I’ll be honest with you. I am NOT a fan of The Walking Dead or any sub-segment of the horror genre. Before you stop being my friend, hear me out.
I grew up in Camden, New Jersey. There were enough things to fear growing up; I didn’t need to actively add half-dead people who eat human flesh to this list…
But, there is something even scarier than zombies to me….
Yeah…zombie organizations. What are they?
Zombie Organizations are organizations that have been around for several years that are not really dead enough to close down, but not really strong enough to progress and grow. They just…keep hanging around.
Why does it scare me so much?
Well, mainly because the thought of all these great organizations with good intentions not reaching all the lives that they could be reaching scares me…
They want to create social change, but not bad enough to learn how to scale the impact in a sustainable way.

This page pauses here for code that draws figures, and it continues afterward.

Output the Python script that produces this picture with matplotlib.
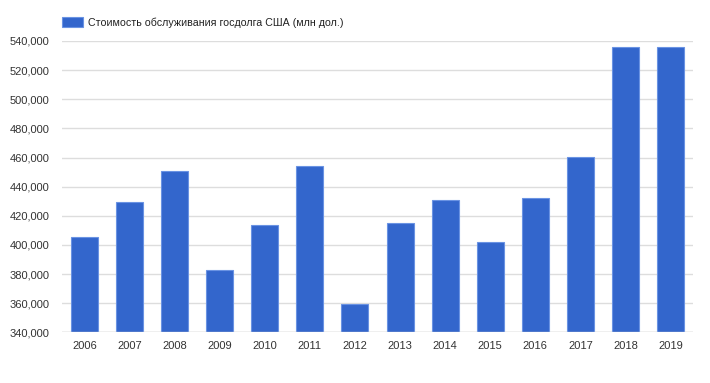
import numpy as np
import matplotlib.pyplot as plt
from matplotlib.ticker import FuncFormatter

plt.rcParams['font.family'] = ['Liberation Sans', 'DejaVu Sans']

years = ['2006', '2007', '2008', '2009', '2010', '2011', '2012',
         '2013', '2014', '2015', '2016', '2017', '2018', '2019']
# стоимость обслуживания госдолга, млн долларов
cost = [405700, 429500, 450900, 382600, 413500, 454300, 359700,
        415300, 430500, 402300, 432500, 460700, 535600, 535600]
series_name = 'Стоимость обслуживания госдолга США (млн дол.)'

fig = plt.figure(figsize=(7.1, 3.83), dpi=100)
ax = fig.add_axes([62 / 710, 1 - 332.3 / 383, 631 / 710, 291.3 / 383])

x = np.arange(len(years))
ax.bar(x, cost, width=0.6, color='#3366cc', edgecolor='#6a93e3',
       linewidth=0.8, label=series_name, zorder=3)

ax.set_xlim(-0.5, len(years) - 0.5)
ax.set_ylim(340000, 540000)
ax.set_yticks(np.arange(340000, 540001, 20000))
ax.yaxis.set_major_formatter(FuncFormatter(lambda v, p: f'{int(v):,}'))
ax.set_xticks(x)
ax.set_xticklabels(years)

ax.grid(axis='y', color='#dddddd', linewidth=1, zorder=0)
ax.tick_params(length=0, labelsize=8, colors='#333333', pad=6)
ax.tick_params(axis='y', pad=9)
for s in ax.spines.values():
    s.set_visible(False)
ax.axhline(340000, color='#cccccc', linewidth=1, zorder=4)

leg = ax.legend(loc='lower left', bbox_to_anchor=(0, 1.045), frameon=False,
                fontsize=7.7, handlelength=2.0, handleheight=1.05,
                handletextpad=0.4, borderpad=0, borderaxespad=0,
                labelcolor='#222222')

fig.savefig('out.png', dpi=100)
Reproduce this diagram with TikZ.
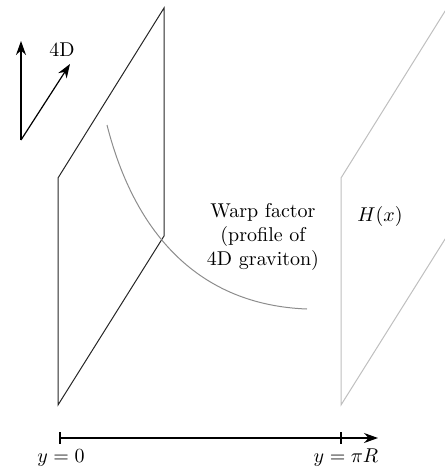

They’ve been stuck for many years without changing, which can stink (get it? Zombies? They don’t change their clothes…See what I did there? Okay, sorry…moving on).
There is one major thing that keeps Zombie Organizations alive enough to survive..and that is lazy learning.
What is Lazy Learning?
So many organizations think that learning the latest information about their space equates to becoming a better leader…or becoming more equipped to grow an organization…
WRONG. Just, so….very…wrong.
It makes you more informed. That’s it.
Not making the distinction between learning about your industry vs learning about growing your organization is LAZY learning.
You only learn about things that are convenient and interesting to you. You don’t want to challenge yourself with learning things that might be unfamiliar to you…
For example, technology. How up to date is your website, by the way? Not that you have to learn everything, but don’t you need to learn enough to know what you NEED?
Let’s make this very clear: educating yourself is NOT the same thing as empowering yourself.
For example, if you are a president or CEO of a community change organization, reading the amazing book The New Jim Crow won’t DIRECTLY impact your ability to lead your staff or mobilize the community. It WILL NOT make you more effective in communication as a leader. It WILL NOT make you better at coordinating and mobilizing events for action. And it certainly WILL NOT make you better at fundraising or crowd-sourcing…in like, forever.
You see, reading topical books related to your mission or space will never DIRECTLY impact your ability to lead and grow your organization. Yes, there is a certain point where you have to know what you are talking about, but you also have to know how to make use of it; after all are you a scholar or a social change catalyst?
It may indirectly make you more informed and influential when talking about the subject, which can indirectly make you more effective in communicating as a leader…but that is a passive by-product. It isn’t the same thing.
So, what will make you more effective? What will help you GROW in both size and resources?
Learning about social media marketing from someone like Gary Vaynerchuck…
Learning about how to serve and connect with your community online by what we call “Platform Building” with Michael Hyatt…or
Learning how to translate a mission statement into goals and incorporating it into the organization’s culture by reading Verne Harnish…
Learning what is already working in creating social change in the inner city with the help of Tavis Smiley and Policy Link…
Oh, don’t front like numbers don’t matter. Of course, numbers aren’t everything, but we all know that increased staff/volunteers and funding can make social change impact easier. These things can help you get there.
If your organization can’t afford experts or experienced consultants…maybe it is time to do the next best thing…read up on experts in other fields and translate that as best you can in your space; learn from them. You would do better at picking their brains through these types of resources, rather than picking the remains of the latest report that tells us what we’ve already known about the problems we’ve faced for decades.